Grizzly Bear was originally a solo venture for Droste. If "Yellow House" was a living room project, then Grizzly Bear's first album, "Horn of Plenty," could be described as a bedroom project. Over the course of 15 months, Droste recorded 35 songs in his apartment in Brooklyn. "The songs definitely represent the end of a relationship and the start of a new one," says Droste. "It started out not even really as a project. It was just something I was doing because I was learning Pro Tools," a software program for audio editing.

It may not have started as a project, but it soon turned into one. Droste recruited drummer Christopher Bear (his name's a coincidence) for the recordings, which he then sent to Brooklyn-based indie label Kanine Records.

"Since it was just [Droste] recording solo, we thought it was only going to be a cool little bedroom project," says Lio Kanine, who co-owns Kanine Records with his wife, Kay. "As soon as Chris joined, the bedroom project disappeared and Grizzly Bear bec ame a real band."

But a band's not truly a band till it can play live. Droste, who had gone to NYU, contacted two former classmates, bassist Taylor and guitarist Rossen, and asked them to join the group. By the time Kanine put out "Horn of Plenty," in November 2004, Kanine says, larger labels were already interested in producing Grizzly Bear's next record.

"We knew that they wanted a bigger label and were honestly getting too big for us at the time. I helped them by contacting many great labels that Kay and I were friends with," says Kanine.

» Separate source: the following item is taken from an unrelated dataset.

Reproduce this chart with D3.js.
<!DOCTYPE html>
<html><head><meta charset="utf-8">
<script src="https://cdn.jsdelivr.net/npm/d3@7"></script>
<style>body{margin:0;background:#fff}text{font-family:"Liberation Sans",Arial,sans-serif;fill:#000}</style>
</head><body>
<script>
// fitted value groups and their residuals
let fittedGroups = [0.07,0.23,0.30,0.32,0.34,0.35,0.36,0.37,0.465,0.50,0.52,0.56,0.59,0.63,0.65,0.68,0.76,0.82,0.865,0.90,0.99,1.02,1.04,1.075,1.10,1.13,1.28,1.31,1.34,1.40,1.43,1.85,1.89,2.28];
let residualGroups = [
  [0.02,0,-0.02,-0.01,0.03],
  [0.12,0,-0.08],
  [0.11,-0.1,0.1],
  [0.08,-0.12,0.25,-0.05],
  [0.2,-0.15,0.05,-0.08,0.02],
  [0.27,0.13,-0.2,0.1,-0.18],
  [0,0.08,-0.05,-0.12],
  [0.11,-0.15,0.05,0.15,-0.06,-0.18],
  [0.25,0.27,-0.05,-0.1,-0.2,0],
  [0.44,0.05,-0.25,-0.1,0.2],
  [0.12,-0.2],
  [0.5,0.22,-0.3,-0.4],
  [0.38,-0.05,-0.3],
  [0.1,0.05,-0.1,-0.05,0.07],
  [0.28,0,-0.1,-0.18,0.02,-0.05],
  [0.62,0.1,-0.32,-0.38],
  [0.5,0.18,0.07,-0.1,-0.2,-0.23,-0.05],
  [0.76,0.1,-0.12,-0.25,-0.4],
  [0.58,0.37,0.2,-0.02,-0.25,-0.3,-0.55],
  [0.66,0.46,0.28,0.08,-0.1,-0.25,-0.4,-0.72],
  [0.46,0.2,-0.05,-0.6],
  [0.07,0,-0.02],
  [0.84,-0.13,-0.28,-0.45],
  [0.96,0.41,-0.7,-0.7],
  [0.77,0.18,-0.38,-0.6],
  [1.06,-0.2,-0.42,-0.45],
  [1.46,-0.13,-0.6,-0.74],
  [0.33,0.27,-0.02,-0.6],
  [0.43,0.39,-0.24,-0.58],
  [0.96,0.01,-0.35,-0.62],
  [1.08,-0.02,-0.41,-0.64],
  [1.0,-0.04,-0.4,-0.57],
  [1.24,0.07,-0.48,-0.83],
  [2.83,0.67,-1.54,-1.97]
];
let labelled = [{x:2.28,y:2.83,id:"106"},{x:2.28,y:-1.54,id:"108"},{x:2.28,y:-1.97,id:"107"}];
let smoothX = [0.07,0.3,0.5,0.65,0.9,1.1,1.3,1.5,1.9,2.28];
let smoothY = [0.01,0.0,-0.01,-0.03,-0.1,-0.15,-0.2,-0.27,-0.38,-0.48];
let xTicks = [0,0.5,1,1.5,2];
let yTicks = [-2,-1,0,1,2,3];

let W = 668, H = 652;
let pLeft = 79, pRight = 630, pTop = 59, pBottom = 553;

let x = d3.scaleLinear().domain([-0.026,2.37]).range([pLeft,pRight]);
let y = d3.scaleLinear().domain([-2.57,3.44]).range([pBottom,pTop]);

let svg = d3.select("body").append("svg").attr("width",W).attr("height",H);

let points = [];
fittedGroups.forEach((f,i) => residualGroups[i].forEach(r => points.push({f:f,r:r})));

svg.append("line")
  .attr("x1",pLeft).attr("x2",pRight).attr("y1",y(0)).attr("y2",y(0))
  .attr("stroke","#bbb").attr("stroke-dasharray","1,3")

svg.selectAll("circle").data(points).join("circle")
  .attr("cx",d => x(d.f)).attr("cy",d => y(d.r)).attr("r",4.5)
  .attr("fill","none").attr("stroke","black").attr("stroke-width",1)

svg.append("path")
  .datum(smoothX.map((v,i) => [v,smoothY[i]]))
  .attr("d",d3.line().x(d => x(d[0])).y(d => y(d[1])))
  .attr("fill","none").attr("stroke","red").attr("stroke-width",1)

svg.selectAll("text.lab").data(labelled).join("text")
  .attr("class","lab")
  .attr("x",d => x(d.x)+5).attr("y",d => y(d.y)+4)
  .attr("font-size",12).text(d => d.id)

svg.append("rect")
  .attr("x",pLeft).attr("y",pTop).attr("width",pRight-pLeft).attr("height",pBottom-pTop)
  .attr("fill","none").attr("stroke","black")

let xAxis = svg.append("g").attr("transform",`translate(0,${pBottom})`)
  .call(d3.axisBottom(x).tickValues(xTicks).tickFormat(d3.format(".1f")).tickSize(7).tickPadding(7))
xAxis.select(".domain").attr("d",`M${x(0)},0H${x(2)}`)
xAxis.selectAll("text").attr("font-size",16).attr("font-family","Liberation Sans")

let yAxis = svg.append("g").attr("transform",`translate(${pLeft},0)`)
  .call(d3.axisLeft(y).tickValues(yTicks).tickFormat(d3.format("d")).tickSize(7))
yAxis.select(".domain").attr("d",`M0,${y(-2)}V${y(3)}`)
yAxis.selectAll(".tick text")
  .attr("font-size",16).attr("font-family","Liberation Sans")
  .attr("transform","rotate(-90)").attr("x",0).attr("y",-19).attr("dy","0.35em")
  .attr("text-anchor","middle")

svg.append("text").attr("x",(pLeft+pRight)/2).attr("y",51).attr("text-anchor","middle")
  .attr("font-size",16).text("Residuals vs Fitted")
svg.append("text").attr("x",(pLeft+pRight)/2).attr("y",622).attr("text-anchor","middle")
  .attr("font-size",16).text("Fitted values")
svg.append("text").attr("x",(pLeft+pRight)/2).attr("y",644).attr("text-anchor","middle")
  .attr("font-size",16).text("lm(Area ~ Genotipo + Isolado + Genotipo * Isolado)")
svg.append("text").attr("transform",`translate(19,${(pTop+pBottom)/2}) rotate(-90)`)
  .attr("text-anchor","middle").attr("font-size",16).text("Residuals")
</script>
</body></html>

Droste also generated more buzz for the band by enlisting electronic musicians such as Jimmy Tamborello, of Dntel and the Postal Service, and Owen Pallett to create a remix album of "Horn of Plenty."

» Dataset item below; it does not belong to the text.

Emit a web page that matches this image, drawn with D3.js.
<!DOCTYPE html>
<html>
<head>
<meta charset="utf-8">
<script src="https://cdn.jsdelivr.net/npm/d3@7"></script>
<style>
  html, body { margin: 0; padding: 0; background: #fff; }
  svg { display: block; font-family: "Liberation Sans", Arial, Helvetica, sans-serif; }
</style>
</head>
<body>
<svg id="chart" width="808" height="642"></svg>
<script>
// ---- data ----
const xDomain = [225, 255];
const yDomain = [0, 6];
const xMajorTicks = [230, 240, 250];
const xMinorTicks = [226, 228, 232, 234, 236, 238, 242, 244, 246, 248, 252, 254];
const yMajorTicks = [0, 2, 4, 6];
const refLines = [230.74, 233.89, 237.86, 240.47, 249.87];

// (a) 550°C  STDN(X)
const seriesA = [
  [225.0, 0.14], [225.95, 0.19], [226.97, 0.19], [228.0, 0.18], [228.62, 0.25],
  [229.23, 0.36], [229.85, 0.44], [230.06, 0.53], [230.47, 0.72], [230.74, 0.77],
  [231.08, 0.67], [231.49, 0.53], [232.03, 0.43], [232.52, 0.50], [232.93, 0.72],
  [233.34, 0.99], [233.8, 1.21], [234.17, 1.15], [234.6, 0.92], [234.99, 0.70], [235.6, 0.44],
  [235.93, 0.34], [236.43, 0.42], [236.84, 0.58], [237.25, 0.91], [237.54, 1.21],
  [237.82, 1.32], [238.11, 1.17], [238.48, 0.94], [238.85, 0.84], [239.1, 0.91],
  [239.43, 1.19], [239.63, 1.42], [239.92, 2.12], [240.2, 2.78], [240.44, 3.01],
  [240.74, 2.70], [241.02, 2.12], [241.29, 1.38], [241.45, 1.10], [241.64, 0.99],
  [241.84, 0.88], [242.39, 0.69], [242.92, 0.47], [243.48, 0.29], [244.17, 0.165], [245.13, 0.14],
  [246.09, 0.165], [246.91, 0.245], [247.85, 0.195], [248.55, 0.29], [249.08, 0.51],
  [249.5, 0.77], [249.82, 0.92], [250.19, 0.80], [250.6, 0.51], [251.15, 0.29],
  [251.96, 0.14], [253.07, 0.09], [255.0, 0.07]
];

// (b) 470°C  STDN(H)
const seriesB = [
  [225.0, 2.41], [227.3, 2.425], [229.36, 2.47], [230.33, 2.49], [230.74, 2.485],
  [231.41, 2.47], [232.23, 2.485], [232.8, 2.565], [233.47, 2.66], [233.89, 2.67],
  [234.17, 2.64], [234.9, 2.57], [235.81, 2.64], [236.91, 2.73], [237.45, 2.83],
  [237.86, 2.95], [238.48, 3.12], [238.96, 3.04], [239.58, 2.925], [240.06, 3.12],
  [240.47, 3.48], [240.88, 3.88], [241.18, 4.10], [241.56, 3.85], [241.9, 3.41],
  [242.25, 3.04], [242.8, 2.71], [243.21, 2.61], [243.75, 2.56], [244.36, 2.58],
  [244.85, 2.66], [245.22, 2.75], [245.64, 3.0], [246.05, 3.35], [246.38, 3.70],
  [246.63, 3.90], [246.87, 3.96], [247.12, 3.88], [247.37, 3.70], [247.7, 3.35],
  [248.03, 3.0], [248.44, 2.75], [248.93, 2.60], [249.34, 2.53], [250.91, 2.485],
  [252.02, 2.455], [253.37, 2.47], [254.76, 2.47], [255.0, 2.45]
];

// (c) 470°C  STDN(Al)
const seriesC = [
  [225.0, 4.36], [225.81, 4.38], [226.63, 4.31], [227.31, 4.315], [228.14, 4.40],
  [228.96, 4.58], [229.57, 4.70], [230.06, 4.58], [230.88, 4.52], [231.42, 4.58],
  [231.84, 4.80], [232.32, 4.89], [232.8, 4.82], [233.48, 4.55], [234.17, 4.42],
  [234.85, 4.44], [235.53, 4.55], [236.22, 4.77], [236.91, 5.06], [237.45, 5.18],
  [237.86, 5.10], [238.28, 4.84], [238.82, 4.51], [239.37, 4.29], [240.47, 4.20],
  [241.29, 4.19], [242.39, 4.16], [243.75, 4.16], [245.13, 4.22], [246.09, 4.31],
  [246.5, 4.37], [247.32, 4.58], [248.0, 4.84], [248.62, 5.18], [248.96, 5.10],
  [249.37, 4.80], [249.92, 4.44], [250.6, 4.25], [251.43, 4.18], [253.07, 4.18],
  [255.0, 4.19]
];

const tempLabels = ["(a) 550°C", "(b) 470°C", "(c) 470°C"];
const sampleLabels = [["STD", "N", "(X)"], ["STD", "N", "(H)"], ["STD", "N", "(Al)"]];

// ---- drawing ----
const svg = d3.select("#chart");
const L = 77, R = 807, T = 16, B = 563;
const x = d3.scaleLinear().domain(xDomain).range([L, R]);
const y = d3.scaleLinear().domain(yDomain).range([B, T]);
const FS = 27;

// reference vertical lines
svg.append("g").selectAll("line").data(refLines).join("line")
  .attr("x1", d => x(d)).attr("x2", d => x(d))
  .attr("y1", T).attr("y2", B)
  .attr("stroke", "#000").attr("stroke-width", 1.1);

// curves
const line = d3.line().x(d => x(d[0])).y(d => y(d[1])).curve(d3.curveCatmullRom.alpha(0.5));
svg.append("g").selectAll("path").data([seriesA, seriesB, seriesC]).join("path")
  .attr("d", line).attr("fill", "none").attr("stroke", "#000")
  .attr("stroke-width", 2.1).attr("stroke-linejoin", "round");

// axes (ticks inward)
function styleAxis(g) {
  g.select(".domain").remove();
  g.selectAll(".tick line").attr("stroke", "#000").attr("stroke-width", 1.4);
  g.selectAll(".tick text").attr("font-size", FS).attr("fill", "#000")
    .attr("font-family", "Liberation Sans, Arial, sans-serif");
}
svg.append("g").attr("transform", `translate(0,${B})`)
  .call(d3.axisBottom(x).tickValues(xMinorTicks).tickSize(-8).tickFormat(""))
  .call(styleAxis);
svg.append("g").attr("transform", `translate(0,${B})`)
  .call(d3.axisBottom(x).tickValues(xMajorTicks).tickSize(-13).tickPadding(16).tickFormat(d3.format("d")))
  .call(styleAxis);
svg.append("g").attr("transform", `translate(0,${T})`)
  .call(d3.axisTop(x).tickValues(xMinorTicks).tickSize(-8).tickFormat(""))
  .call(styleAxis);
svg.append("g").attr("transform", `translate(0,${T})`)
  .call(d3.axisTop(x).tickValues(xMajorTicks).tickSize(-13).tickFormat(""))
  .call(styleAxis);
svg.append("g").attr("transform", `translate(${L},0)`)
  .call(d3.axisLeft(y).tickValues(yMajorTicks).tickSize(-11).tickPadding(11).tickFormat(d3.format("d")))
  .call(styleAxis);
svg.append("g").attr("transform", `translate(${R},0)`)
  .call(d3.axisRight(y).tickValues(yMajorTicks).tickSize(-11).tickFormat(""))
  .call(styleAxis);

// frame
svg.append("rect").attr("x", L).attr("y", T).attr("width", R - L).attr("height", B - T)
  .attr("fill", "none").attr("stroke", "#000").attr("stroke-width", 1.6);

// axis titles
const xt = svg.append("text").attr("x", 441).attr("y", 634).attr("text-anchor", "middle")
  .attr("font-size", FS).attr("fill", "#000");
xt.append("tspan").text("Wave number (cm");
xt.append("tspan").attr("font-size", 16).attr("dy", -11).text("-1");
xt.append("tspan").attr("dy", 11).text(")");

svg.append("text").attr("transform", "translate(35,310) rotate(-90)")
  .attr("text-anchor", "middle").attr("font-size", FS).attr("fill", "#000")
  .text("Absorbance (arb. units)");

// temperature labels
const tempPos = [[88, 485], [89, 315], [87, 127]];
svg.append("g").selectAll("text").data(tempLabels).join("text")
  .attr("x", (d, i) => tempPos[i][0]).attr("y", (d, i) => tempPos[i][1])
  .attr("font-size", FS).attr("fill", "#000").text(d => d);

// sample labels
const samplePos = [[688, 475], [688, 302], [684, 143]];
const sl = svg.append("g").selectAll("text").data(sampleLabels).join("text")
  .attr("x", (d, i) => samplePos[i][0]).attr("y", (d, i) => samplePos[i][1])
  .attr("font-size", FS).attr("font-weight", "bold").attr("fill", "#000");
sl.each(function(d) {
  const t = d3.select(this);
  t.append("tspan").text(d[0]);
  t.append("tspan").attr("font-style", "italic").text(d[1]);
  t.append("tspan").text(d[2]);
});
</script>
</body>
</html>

"I like remixes for different reasons," says Droste. "I like being able to dance to a song of ours."

Pallett, the man behind the solo project Final Fantasy, has done string arrangements for Canadian indie band the Arcade Fire. He created a version of Droste's song "Don't Ask," adding strings and snare drums and replacing Droste's hummed chorus with horns playing the same melody. Pallett says the process came easily to him, "largely because of the strength of the material."

And that's something Droste was aiming for with his second album. "There's a much more detailed quality to it," he says.

Unlike many singles-oriented pop creations, "Yellow House" is best experienced as a whole. Each track functions as a movement of the entire album, and within each song there are separate movements. "On a Neck, On a Spit" features a series of starts and stops, alternating layers of vocal harmonies and acoustic guitar, before escalating to a final powerful ending. "Marla," a song Droste's great-aunt wrote in the 1930s, is a beautiful, textured combination of booming bass, eerily sweeping violins, and barely-there vocals.

"The songs sounded so massive, yet they were simple melodies," says Simon Halliday, the A&R representative for Warp who signed Grizzly Bear . "I fell in love with them quickly."

The album's release brought the band critical acclaim, but music bloggers had already been praising leaked singles for months. Droste is not only conscious of the leaks, he celebrates them. "I'm fine with giving away music if it means more people will listen," he says. Droste says he finds most of the music he listens to by reading blogs; he also maintains his own blog on Grizzly Bear's website, .

Nearly five months after the release of "Yellow House," Grizzly Bear has sold out shows weeks in advance, appeared on critics' best music lists for 2006, and inspired artists such as Girl Talk to remix songs from the album. Grizzly Bear is busy, Droste says, touring and working on new material. Still, the band is never too busy to visit the yellow house.

"They always stay here when they're in town," says Di. "I love it when they're here."